Walter Jens gestorben
10. Juni 2013Walter Jens gehörte zu den bekanntesten und streitbarsten Intellektuellen der deutschen Nachkriegsgeschichte. Der Tübinger Professor verfasste unter Pseudonym Fernsehkritiken, war zeitweise Präsident der Berliner Akademie der Künste und des PEN-Zentrums und engagierte sich in den 80er Jahren in der Friedensbewegung.
Der Spross aus gutbürgerlichem protestantischem Hause studierte in Hamburg und Freiburg, wurde bereits 1944 promoviert und habilitierte sich 1949 in Tübingen, das zum Mittelpunkt seines Lebens und Wirkens wurde.
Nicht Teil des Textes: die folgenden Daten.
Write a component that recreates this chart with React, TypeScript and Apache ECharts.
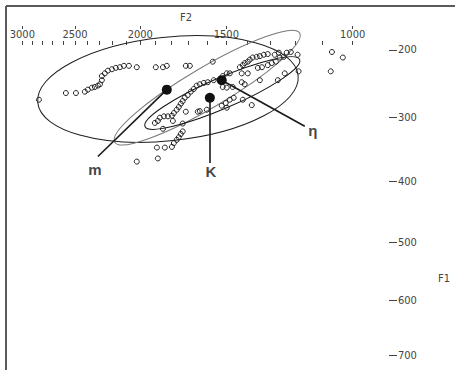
import React, { useEffect, useRef } from 'react';
import * as echarts from 'echarts';

// ---- axis ticks (Hz) ----
const F2_TICK_LABELS = [3000, 2500, 2000, 1500, 1000];
const F2_MINOR_TICKS = [3000, 2900, 2800, 2700, 2600, 2500, 2400, 2300, 2200, 2100, 2000, 1900, 1800, 1700, 1600, 1500, 1400, 1300, 1200, 1100, 1000];
const F1_TICK_LABELS = [200, 300, 400, 500, 600, 700];
const F2_RANGE = [894, 3176];
const F1_RANGE = [193, 727];

// ---- individual vowel tokens (F2, F1 in Hz) ----
const tokenF2 = [2832, 2580, 2492, 2417, 2392, 2359, 2335, 2311, 2295, 2280, 2280, 2257, 2233, 2203, 2174, 2144, 2115, 2079, 2024, 1898, 1853, 1829, 1716, 1693, 1569,
  1904, 1885, 1872, 1847, 1822, 1798, 1786, 1769, 1757, 1745, 1734, 1722, 1705, 1688, 1671, 1655, 1638, 1616, 1595, 1564, 1518, 1498, 1483, 1435, 1421, 1412, 1398, 1389, 1376, 1358, 1344, 1327, 1310, 1281, 1264, 1232, 1216, 1190,
  1853, 1734, 1792, 1716, 1734, 1745, 1757, 1769, 1786, 1798, 1841, 1891, 1885, 2024,
  1426, 1398, 1353, 1335, 1310, 1293, 1276, 1260, 1244, 1186,
  1518, 1498, 1469, 1426, 1412, 1344, 1268, 1240,
  1649, 1600, 1523, 1503, 1483, 1464, 1421, 1380,
  1067, 1031, 1071, 1498, 1638];
const tokenF1 = [273, 263, 263, 261, 258, 255, 254, 252, 250, 244, 238, 234, 230, 228, 226, 225, 223, 223, 225, 225, 225, 223, 223, 223, 217,
  308, 305, 300, 298, 298, 297, 293, 288, 284, 279, 275, 270, 266, 261, 257, 252, 250, 248, 247, 244, 238, 234, 234, 225, 222, 219, 217, 214, 211, 210, 209, 207, 206, 207, 204, 204, 203, 207,
  317, 309, 305, 291, 321, 325, 330, 334, 339, 345, 346, 346, 363, 368,
  234, 234, 226, 225, 222, 219, 217, 211, 210, 231,
  254, 255, 254, 247, 250, 244, 244, 234,
  291, 288, 282, 278, 273, 270, 273, 281,
  203, 211, 231, 285, 290];

// ---- means and their labels ----
const meanNames = ['m', 'K', 'η'];
const meanF2 = [1829, 1584, 1523];
const meanF1 = [258, 270, 244];
const pointerEndF2 = [2311, 1584, 1163];
const pointerEndF1 = [360, 370, 313];
const nameF2 = [2335, 1579, 1133];
const nameF1 = [381, 384, 320];

// ---- ellipses: centre, end of major semi-axis, end of minor semi-axis ----
const ellCenterF2 = [1822, 1598, 1520];
const ellCenterF1 = [257, 255, 263];
const ellMajorF2 = [1188, 1182, 1182];
const ellMajorF1 = [237, 176, 214];
const ellMinorF2 = [1790, 1545, 1490];
const ellMinorF1 = [335, 281, 284];

const X_OFFSET = 150;
const Y_OFFSET = 1500;
const sx = (f: number) => Math.log10(f - X_OFFSET);
const sy = (f: number) => Math.log10(f + Y_OFFSET);
const ix = (v: number) => Math.round(Math.pow(10, v) + X_OFFSET);
const iy = (v: number) => Math.round(Math.pow(10, v) - Y_OFFSET);

const FONT = '"DejaVu Sans Condensed", "Liberation Sans", sans-serif';
const ELL_COLORS = ['#1e1e1e', '#7a7a7a', '#141414'];

export default function App() {
  const ref = useRef<HTMLDivElement>(null);
  useEffect(() => {
    if (!ref.current) return;
    const chart = echarts.init(ref.current, null, { renderer: 'svg' });
    const n = Math.min(tokenF2.length, tokenF1.length);
    const tokens = [] as number[][];
    for (let i = 0; i < n; i++) tokens.push([sx(tokenF2[i]), sy(tokenF1[i])]);
    const ellData = ellCenterF2.map((_, i) => [
      sx(ellCenterF2[i]), sy(ellCenterF1[i]),
      sx(ellMajorF2[i]), sy(ellMajorF1[i]),
      sx(ellMinorF2[i]), sy(ellMinorF1[i]),
    ]);
    const xBase = {
      type: 'value', position: 'top', inverse: true,
      min: sx(F2_RANGE[0]), max: sx(F2_RANGE[1]),
      splitLine: { show: false }, axisLine: { show: false },
    };
    const option: any = {
      animation: false,
      backgroundColor: '#fff',
      title: [
        { text: 'F2', left: 180, top: 12, padding: 0, textStyle: { fontFamily: FONT, fontSize: 11, fontWeight: 'normal', color: '#444' } },
        { text: 'F1', left: 438, top: 273, padding: 0, textStyle: { fontFamily: FONT, fontSize: 11, fontWeight: 'normal', color: '#444' } },
      ],
      grid: { left: 6, right: 66, top: 45, bottom: 0, containLabel: false, outerBoundsMode: 'none' },
      xAxis: [
        {
          ...xBase,
          axisTick: { show: true, inside: false, length: 4, customValues: F2_MINOR_TICKS.map(sx), lineStyle: { color: '#444', width: 1 } },
          axisLabel: { show: true, margin: 5, customValues: F2_TICK_LABELS.map(sx), formatter: (v: number) => String(ix(v)), fontFamily: FONT, fontSize: 11, color: '#444' },
        },
        {
          ...xBase,
          offset: 16,
          axisTick: { show: true, inside: false, length: 3, customValues: F2_TICK_LABELS.map(sx), lineStyle: { color: '#444', width: 1 } },
          axisLabel: { show: false },
        },
      ],
      yAxis: {
        type: 'value', position: 'right', inverse: true,
        min: sy(F1_RANGE[0]), max: sy(F1_RANGE[1]),
        splitLine: { show: false }, axisLine: { show: false },
        axisTick: { show: true, inside: false, length: 8, customValues: F1_TICK_LABELS.map(sy), lineStyle: { color: '#444', width: 1 } },
        axisLabel: { show: true, margin: 9, customValues: F1_TICK_LABELS.map(sy), formatter: (v: number) => String(iy(v)), fontFamily: FONT, fontSize: 11, color: '#444' },
      },
      graphic: [
        { type: 'line', shape: { x1: 6, y1: 6, x2: 6, y2: 370 }, style: { stroke: '#5a5a5a', lineWidth: 2 }, z: 100 },
        { type: 'line', shape: { x1: 6, y1: 6, x2: 455, y2: 6 }, style: { stroke: '#5a5a5a', lineWidth: 2 }, z: 100 },
      ],
      series: [
        {
          type: 'custom', z: 1, silent: true, clip: false,
          data: ellData,
          encode: { x: [0, 2, 4], y: [1, 3, 5] },
          renderItem: (params: any, api: any) => {
            const c = api.coord([api.value(0), api.value(1)]);
            const M = api.coord([api.value(2), api.value(3)]);
            const m = api.coord([api.value(4), api.value(5)]);
            const rx = Math.hypot(M[0] - c[0], M[1] - c[1]);
            const ry = Math.hypot(m[0] - c[0], m[1] - c[1]);
            const rot = Math.atan2(-(M[1] - c[1]), M[0] - c[0]);
            return {
              type: 'ellipse', x: c[0], y: c[1], rotation: rot,
              shape: { cx: 0, cy: 0, rx, ry },
              style: { fill: 'none', stroke: ELL_COLORS[params.dataIndex % ELL_COLORS.length], lineWidth: 1 },
            };
          },
        },
        {
          type: 'scatter', z: 2, silent: true,
          data: tokens, symbol: 'circle', symbolSize: 5,
          itemStyle: { color: 'rgba(255,255,255,0)', borderColor: '#222', borderWidth: 1, opacity: 1 },
        },
        {
          type: 'lines', coordinateSystem: 'cartesian2d', z: 3, silent: true,
          data: meanF2.map((_, i) => ({ coords: [[sx(meanF2[i]), sy(meanF1[i])], [sx(pointerEndF2[i]), sy(pointerEndF1[i])]] })),
          lineStyle: { color: '#1a1a1a', width: 1.6, opacity: 1 },
        },
        {
          type: 'scatter', z: 4, silent: true,
          data: meanF2.map((f, i) => [sx(f), sy(meanF1[i])]),
          symbol: 'circle', symbolSize: 10,
          itemStyle: { color: '#111', opacity: 1 },
        },
        {
          type: 'scatter', z: 5, silent: true,
          data: nameF2.map((f, i) => ({ value: [sx(f), sy(nameF1[i])], name: meanNames[i] })),
          symbol: 'circle', symbolSize: 1,
          itemStyle: { color: 'rgba(0,0,0,0)' },
          label: { show: true, position: 'inside', formatter: (p: any) => p.name, fontFamily: '"Liberation Sans", Arial, sans-serif', fontSize: 15, fontWeight: 'bold', color: '#111' },
        },
      ],
    };
    chart.setOption(option);
    return () => chart.dispose();
  }, []);
  return <div ref={ref} style={{ position: 'fixed', left: 0, top: 0, width: 455, height: 370, background: '#fff' }} />;
}
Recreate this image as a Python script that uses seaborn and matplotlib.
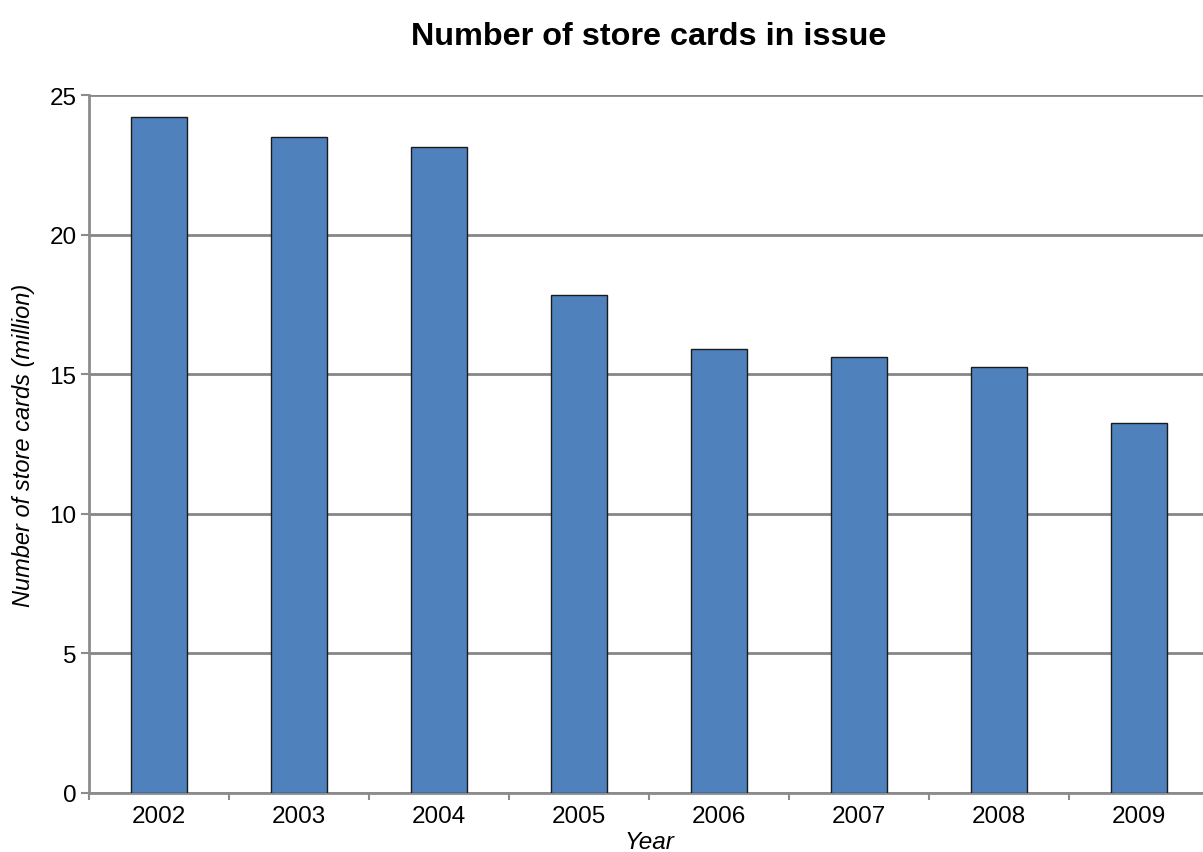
import numpy as np
import pandas as pd
import seaborn as sns
import matplotlib.pyplot as plt
from matplotlib.ticker import MultipleLocator

years = ['2002', '2003', '2004', '2005', '2006', '2007', '2008', '2009']
cards = [24.2, 23.5, 23.15, 17.85, 15.9, 15.6, 15.25, 13.25]

df = pd.DataFrame({'Year': years, 'cards': cards})

sns.set_style('white')
plt.rcParams['font.family'] = ['Liberation Sans', 'DejaVu Sans']
plt.rcParams['text.color'] = 'black'
plt.rcParams['axes.labelcolor'] = 'black'
plt.rcParams['xtick.color'] = 'black'
plt.rcParams['ytick.color'] = 'black'

fig = plt.figure(figsize=(12.03, 8.53), dpi=100)
# plot area runs slightly past the right edge like the original
ax = fig.add_axes([89 / 1203, 59 / 853, 1120 / 1203, 698 / 853])

sns.barplot(data=df, x='Year', y='cards', color='#4F81BD', width=0.4,
            edgecolor='#1a1a1a', linewidth=1.0, saturation=1, ax=ax, zorder=3)

ax.set_ylim(0, 25)
ax.set_xlim(-0.5, len(years) - 0.5)
ax.yaxis.set_major_locator(MultipleLocator(5))
ax.grid(axis='y', color='#868686', linewidth=2, zorder=0)
ax.set_axisbelow(True)

for s in ['top', 'right']:
    ax.spines[s].set_visible(False)
for s in ['left', 'bottom']:
    ax.spines[s].set_color('#8c8c8c')
    ax.spines[s].set_linewidth(2)

# x ticks sit between categories
ax.set_xticks(np.arange(len(years) + 1) - 0.5, minor=True)
ax.tick_params(axis='x', which='minor', bottom=True, length=5, width=1.5,
               color='#8c8c8c', direction='out')
ax.tick_params(axis='x', which='major', length=0, labelsize=17.5, pad=9)
ax.tick_params(axis='y', left=True, length=6, width=1.5, color='#8c8c8c',
               labelcolor='black', labelsize=17.5, pad=3)

ax.set_title('Number of store cards in issue', fontsize=23.3, fontweight='bold',
             pad=37, color='black')
ax.set_xlabel('Year', fontsize=17.5, style='italic', labelpad=2)
ax.set_ylabel('Number of store cards (million)', fontsize=17, style='italic',
              labelpad=10)

plt.savefig('out.png', dpi=100)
Der Altphilologe verknüpfte antike Göttermythen und biblische Gestalten mit modernen Fragestellungen und wurde so zum Musterbeispiel eines poeta doctus, eines "gelehrten Dichters", den er selbst in seiner Darstellung über die "Deutsche Literatur der Gegenwart" (1961) als "Phänomen der Nachkriegsliteratur" charakterisiert hat.
Intellektuelle müssten sich einmischen und warnen, lautete sein Motto. Er demonstrierte gegen die Nachrüstung in der Bundesrepublik ebenso wie gegen den Irak-Krieg und meldete sich auch zur Rechtschreibreform und zur deutschen Einheit zu Wort.
"Juden und Christen in Deutschland" sowie "Feldzüge eines Republikaners" sind zwei seiner Werke und könnten stellvertretend für sein Leben stehen, das er in den Dienst der Aufklärung stellte. Ein Schatten fiel auf seine Vita, als 2003 seine NSDAP-Mitgliedschaft bekannt wurde, an die er sich nach eigener Aussage nicht mehr erinnern konnte.
Gegen Ende seines Lebens litt Jens zunehmend an Altersdemenz und wurde in Tübingen von seiner Frau Inge betreut. Gemeinsam mit ihr, der Herausgeberin der Thomas- Mann-Tagebücher, verfasste er die Biografie "Frau Thomas Mann - Das Leben der Katharina Pringsheim", die 2004 zu einem Bestseller wurde.